**Information shown**:

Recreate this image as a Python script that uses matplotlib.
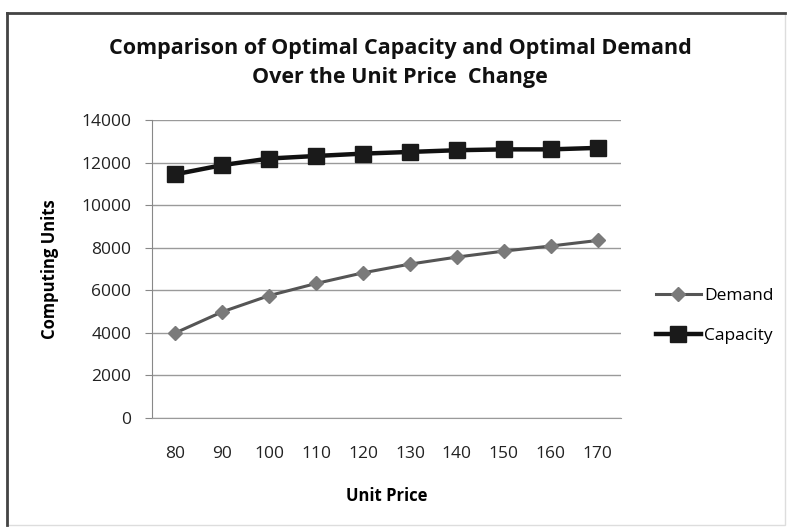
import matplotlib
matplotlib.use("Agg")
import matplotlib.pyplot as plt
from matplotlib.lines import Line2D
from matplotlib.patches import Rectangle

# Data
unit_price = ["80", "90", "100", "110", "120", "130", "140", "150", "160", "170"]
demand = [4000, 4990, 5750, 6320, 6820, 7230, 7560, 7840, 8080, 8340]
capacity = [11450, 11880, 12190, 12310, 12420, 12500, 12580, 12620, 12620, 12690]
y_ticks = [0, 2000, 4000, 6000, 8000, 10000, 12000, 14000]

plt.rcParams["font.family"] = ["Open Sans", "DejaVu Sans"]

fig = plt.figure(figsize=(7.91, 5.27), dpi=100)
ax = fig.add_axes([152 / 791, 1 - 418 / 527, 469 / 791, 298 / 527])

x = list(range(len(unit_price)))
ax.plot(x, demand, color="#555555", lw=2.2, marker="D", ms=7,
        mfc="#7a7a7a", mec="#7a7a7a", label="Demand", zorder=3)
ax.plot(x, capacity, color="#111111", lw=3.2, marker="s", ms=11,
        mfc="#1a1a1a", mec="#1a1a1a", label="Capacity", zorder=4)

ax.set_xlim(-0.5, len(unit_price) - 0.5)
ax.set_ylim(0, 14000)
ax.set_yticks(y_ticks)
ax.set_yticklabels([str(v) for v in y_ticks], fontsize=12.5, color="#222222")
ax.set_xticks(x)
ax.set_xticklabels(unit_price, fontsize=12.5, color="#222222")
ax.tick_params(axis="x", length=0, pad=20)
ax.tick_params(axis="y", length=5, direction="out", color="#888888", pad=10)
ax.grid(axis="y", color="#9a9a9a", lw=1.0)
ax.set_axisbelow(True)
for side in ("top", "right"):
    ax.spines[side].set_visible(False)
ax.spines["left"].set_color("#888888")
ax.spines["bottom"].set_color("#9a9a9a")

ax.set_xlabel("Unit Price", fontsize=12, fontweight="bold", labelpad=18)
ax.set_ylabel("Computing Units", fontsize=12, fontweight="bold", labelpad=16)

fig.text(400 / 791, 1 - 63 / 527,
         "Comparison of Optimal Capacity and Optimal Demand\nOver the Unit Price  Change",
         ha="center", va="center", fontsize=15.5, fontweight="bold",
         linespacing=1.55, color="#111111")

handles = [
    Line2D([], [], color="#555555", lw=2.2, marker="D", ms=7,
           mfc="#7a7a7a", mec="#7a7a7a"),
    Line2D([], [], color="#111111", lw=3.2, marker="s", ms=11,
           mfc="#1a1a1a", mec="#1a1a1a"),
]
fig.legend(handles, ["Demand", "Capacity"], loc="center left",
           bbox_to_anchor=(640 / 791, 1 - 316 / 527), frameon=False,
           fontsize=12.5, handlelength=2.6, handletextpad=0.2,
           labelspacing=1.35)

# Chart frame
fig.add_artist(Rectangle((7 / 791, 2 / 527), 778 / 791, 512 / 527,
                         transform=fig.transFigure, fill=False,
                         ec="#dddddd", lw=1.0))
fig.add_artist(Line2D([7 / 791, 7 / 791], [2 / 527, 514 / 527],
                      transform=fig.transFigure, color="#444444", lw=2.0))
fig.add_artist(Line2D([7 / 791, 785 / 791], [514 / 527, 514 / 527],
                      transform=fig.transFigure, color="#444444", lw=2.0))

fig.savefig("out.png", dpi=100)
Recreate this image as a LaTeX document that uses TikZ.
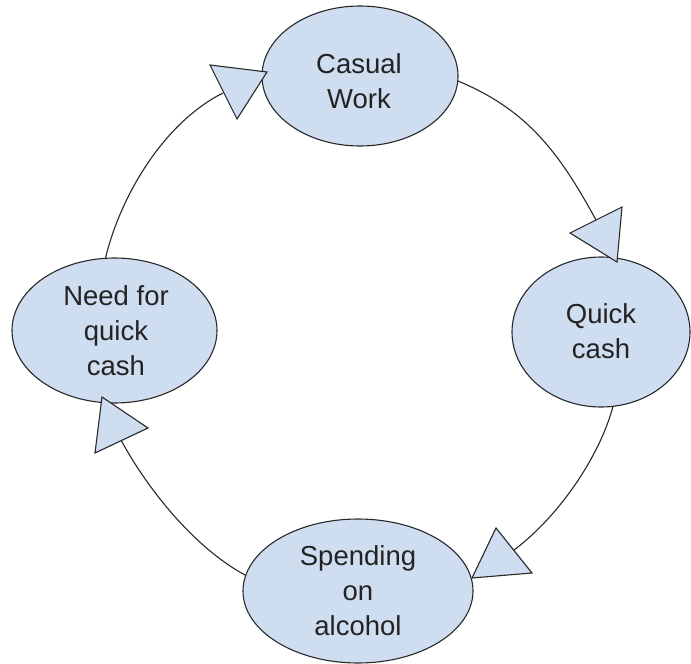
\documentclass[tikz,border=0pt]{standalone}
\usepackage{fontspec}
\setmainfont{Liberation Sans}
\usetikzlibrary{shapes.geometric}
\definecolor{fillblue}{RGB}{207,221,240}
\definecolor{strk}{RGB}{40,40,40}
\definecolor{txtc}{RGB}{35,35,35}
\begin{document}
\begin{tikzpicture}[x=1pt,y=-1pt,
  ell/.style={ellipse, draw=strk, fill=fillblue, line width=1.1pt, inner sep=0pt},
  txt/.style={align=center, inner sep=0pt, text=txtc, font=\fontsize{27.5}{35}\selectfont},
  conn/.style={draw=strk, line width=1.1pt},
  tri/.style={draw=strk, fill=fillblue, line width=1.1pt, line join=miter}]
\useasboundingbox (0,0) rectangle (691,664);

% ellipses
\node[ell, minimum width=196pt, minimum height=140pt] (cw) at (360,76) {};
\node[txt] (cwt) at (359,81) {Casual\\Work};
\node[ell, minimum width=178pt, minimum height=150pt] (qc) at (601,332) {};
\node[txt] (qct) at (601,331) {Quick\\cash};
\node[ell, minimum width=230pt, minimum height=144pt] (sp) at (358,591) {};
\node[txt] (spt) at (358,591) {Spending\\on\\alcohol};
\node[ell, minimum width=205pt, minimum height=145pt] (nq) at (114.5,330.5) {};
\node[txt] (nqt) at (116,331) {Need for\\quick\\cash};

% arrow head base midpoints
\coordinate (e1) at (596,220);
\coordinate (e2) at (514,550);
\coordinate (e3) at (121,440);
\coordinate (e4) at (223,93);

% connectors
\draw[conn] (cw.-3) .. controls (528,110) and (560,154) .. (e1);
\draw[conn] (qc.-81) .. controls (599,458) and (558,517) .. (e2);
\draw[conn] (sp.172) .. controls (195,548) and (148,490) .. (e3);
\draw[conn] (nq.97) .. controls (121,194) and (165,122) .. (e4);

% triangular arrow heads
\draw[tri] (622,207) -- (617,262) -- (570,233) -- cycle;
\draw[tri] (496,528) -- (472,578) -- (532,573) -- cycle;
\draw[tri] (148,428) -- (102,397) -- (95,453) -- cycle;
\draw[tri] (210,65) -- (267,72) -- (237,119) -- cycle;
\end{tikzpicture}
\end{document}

**Problem to work on**:
Pictures should be left out. Retype only the run of lines from the line containing "Recreate this image as a LaTeX" to the line containing "(0,0) rectangle (691,664);", inclusive.

**Response**:
Recreate this image as a LaTeX document that uses TikZ.
\documentclass[tikz,border=0pt]{standalone}
\usepackage{fontspec}
\setmainfont{Liberation Sans}
\usetikzlibrary{shapes.geometric}
\definecolor{fillblue}{RGB}{207,221,240}
\definecolor{strk}{RGB}{40,40,40}
\definecolor{txtc}{RGB}{35,35,35}
\begin{document}
\begin{tikzpicture}[x=1pt,y=-1pt,
  ell/.style={ellipse, draw=strk, fill=fillblue, line width=1.1pt, inner sep=0pt},
  txt/.style={align=center, inner sep=0pt, text=txtc, font=\fontsize{27.5}{35}\selectfont},
  conn/.style={draw=strk, line width=1.1pt},
  tri/.style={draw=strk, fill=fillblue, line width=1.1pt, line join=miter}]
\useasboundingbox (0,0) rectangle (691,664);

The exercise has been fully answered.